Aviva’s [AV.L] share price hasn’t seen much love in 2023. The stock is trading around 52-week lows, despite posting robust interim results earlier in August.

Year-to-date, Aviva shares are down over 16%, closing Friday at 369.7p. In truth, UK insurers have not been faring well this year. Along with Aviva, Direct Line [DLG.L] and Legal & General [LGEN.L] have all delivered double-digit losses.

The gloomy state of the UK economy is likely dragging on the stock, although the losses seen in the insurance industry are steeper than the FTSE 100’s 1.5% decline. But could insurers like Aviva actually be a bargain?

One opportunity for growth could be record waiting lists for NHS treatment in England.

“Customers are worried that they may not be able to get access to health treatments when they need them; they don’t want to have to wait long periods of time,” said Aviva’s chief executive Amanda Blanc.

In Aviva’s interim results, Blanc said that there had been “very strong” demand for private health insurance, with sales up 58% for the period, as the insurer expanded services to corporate and individual customers.

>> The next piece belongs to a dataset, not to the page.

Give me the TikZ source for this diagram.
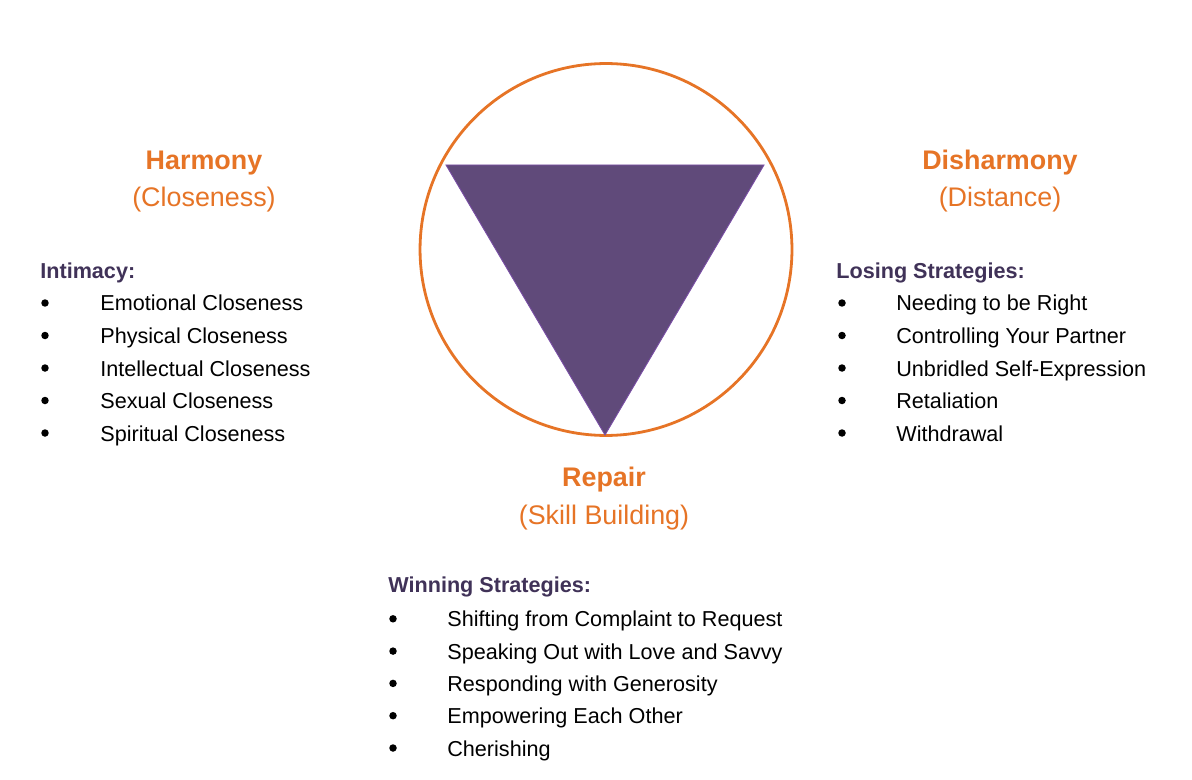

Blanc’s comments echo those of AXA boss Thomas Buberl who said earlier in August that the problems facing the NHS presented “business opportunities” to grow AXA’s health business.

Aviva’s Health Business Grows 58% in H1

Aviva’s first-half results on 16 August backed up Blanc’s position. Growing pressure on public health services had led to a 58% increase in sales of premiums, to £86m in the first half of the year. Over the past year, Aviva has brought on 170,000 health insurance customers, bringing the total to over 1 million. Operating profits for the insurer’s protection and health sales were up 23%.

Overall Aviva’s group operating profits were up 7% to £715m, driven by a 12% increase in Gross Insurance Performance in the UK, Ireland and Canada. Aviva’s retirement sales rose 17% to £3.2bn in the first half of the year, powered by a growth in its annuity business. Aviva said that it was forecasting a 5% to 7% increase in operating profits this year.

Shareholders were rewarded with an 8% hike in the dividend to 11.1p.

Aviva’s share price jumped nearly 2% on 16 August following the publication of interim results, but it has since slumped.

Is Aviva’s share price a bargain?

Aviva is a huge workplace pension provider, which has helped its expansion into wealth. Last year the insurer picked up Succession Wealth for £385m.

Its biggest pension funds have over £1bn in assets under management (AUM). The Aviva Pen Mixed Investment fund has £1.5bn AUM and delivered a 34.4% return over the past ten years. The Aviva Pension Retirement Distribution has £1.2bn AUM and has returned 34.6% over the past ten years.

But what about the outlook for Aviva’s share price? Analysts have a 475p, 12-month median price target on the stock. Hitting this would see a 28.5% upside on Friday’s close.

Keeping top talent will help Aviva’s cause. Sky News reports that Direct Line is holding talks with senior Aviva executive Adam Winslow, who oversees international operations at the insurer, to fill its vacant CEO seat. Direct Line has been struggling of late, having withdrawn its dividend and issued a profit warning.

Aviva’s share price is trading at its 52-week low, despite the results and forecast profit growth. The stock also carries 8.6% dividend yield. While insurers might be unloved right now, Aviva’s share price could be an opportunity for those on the hunt for a bargain.